Ernst Ludwig Kirchner
(German, 1880-1938)
Ernst Ludwig Kirchner, a multifaceted artist central to the development of German Expressionism, was born to a comfortable, middle-class family in Aschaffenburg in 1880. In keeping with his father’s wishes, he decided at age ten to pursue a career in architecture. Through his studies at Dresden’s Königliche Technische Hochschule in Dresden, he met and began to paint with Erich Heckel, with whom he formed the artists’ association Die Brücke (along with fellow architectural students Fritz Bleyl and Karl Schmidt-Rottluff) in June 1905.
Between the group’s founding and its 1913 dissolution—the result of Kirchner’s publication of an egocentric history of the group—Die Brücke’s artists strove to liberate themselves from the repressive values of Wilhelmine culture, chronicling bohemian life and celebrating the human form. The artists’ interest in printmaking, particularly woodcuts—which they considered a fundamentally Germanic medium—stemmed from their desire to renew German art. The collective’s annual graphics portfolio of 1910 was devoted to Kirchner.
From 1913 to 1915, Kirchner painted a famous series of street scenes capturing the Berlin metropolis in bold, clashing colors.

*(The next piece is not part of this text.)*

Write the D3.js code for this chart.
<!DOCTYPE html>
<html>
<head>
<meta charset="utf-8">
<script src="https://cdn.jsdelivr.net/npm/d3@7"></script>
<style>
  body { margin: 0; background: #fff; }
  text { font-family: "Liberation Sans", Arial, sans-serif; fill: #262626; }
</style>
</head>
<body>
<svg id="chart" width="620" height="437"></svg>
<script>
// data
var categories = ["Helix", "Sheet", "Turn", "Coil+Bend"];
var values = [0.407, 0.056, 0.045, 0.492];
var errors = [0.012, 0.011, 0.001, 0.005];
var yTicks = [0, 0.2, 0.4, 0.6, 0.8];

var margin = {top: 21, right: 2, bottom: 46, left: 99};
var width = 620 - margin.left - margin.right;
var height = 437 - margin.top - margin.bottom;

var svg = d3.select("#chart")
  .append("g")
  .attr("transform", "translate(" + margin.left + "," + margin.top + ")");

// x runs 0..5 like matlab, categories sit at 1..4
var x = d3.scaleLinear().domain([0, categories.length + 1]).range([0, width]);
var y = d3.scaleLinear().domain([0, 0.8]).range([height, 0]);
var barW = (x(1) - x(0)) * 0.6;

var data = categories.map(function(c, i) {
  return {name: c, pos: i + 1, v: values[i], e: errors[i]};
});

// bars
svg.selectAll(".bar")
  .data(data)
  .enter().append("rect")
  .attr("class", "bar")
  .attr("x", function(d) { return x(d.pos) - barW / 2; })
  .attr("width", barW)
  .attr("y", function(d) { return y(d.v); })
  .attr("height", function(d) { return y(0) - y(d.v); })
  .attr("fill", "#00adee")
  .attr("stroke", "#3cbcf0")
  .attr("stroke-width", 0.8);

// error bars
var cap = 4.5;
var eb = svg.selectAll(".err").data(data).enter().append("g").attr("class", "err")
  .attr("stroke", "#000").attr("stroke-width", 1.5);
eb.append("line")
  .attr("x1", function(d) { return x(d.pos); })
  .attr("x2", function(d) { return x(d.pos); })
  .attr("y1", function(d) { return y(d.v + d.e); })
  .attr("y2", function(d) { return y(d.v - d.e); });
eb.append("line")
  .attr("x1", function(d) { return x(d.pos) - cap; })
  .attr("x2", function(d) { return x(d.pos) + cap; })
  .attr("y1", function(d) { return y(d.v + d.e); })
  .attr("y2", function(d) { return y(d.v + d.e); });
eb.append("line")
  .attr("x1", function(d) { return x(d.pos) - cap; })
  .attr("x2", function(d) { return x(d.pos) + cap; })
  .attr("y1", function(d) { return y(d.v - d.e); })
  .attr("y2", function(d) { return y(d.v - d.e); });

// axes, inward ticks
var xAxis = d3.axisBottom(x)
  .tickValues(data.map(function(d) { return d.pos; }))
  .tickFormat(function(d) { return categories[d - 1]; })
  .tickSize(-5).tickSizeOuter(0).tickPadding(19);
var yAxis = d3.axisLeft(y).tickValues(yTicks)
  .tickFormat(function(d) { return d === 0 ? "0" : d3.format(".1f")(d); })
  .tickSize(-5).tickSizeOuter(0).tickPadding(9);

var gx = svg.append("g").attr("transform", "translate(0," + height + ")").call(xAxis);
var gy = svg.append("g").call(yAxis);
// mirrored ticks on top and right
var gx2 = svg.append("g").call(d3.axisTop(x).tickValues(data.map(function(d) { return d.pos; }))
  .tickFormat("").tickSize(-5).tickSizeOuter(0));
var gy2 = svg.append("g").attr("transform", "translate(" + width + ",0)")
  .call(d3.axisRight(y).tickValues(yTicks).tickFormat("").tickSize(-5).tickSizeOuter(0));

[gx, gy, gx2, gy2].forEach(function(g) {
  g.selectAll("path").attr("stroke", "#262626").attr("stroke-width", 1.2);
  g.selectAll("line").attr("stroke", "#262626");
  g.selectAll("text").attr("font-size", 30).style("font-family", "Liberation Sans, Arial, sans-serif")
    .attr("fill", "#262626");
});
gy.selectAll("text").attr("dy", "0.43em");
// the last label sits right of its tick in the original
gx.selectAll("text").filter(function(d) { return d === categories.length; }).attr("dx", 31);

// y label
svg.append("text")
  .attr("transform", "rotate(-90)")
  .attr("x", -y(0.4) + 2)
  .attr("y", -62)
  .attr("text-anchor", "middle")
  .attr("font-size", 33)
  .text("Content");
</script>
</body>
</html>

With its angular forms, extreme distortions, and hectic brushstrokes, this body of work heralded the artist’s shift from symbolic to psychological imagery.

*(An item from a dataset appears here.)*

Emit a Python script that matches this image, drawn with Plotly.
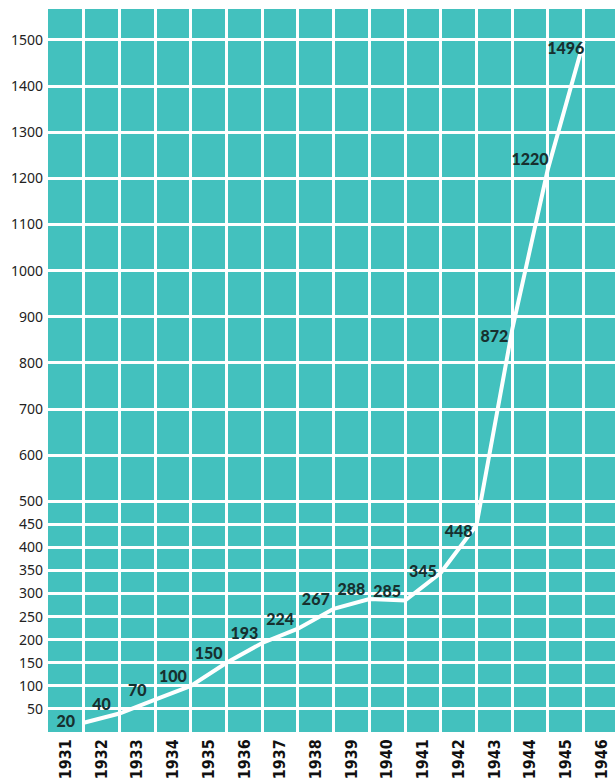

The artist volunteered to serve as a driver in the artillery in 1915. After only a few months, he was sent to a sanatorium following a serious physical and mental breakdown. At the end of his difficult recovery, Kirchner settled in a farmhouse in Davos, Switzerland and resumed painting. In Switzerland, his jagged forms gradually gave way to more static depictions of local landscapes and peasant life. His “tapestry style,” characterized by broad, “interwoven” areas of color, stems from his collaboration with the weaver Lise Gujer in the 1920s.
Kirchner was increasingly disturbed by the Nazis’ attacks on modern art from 1936 onward. His own work was branded as “degenerate” and removed from public view in 1937. On June 15, 1938, soon after Hitler’s annexation of neighboring Austria, the artist took his own life.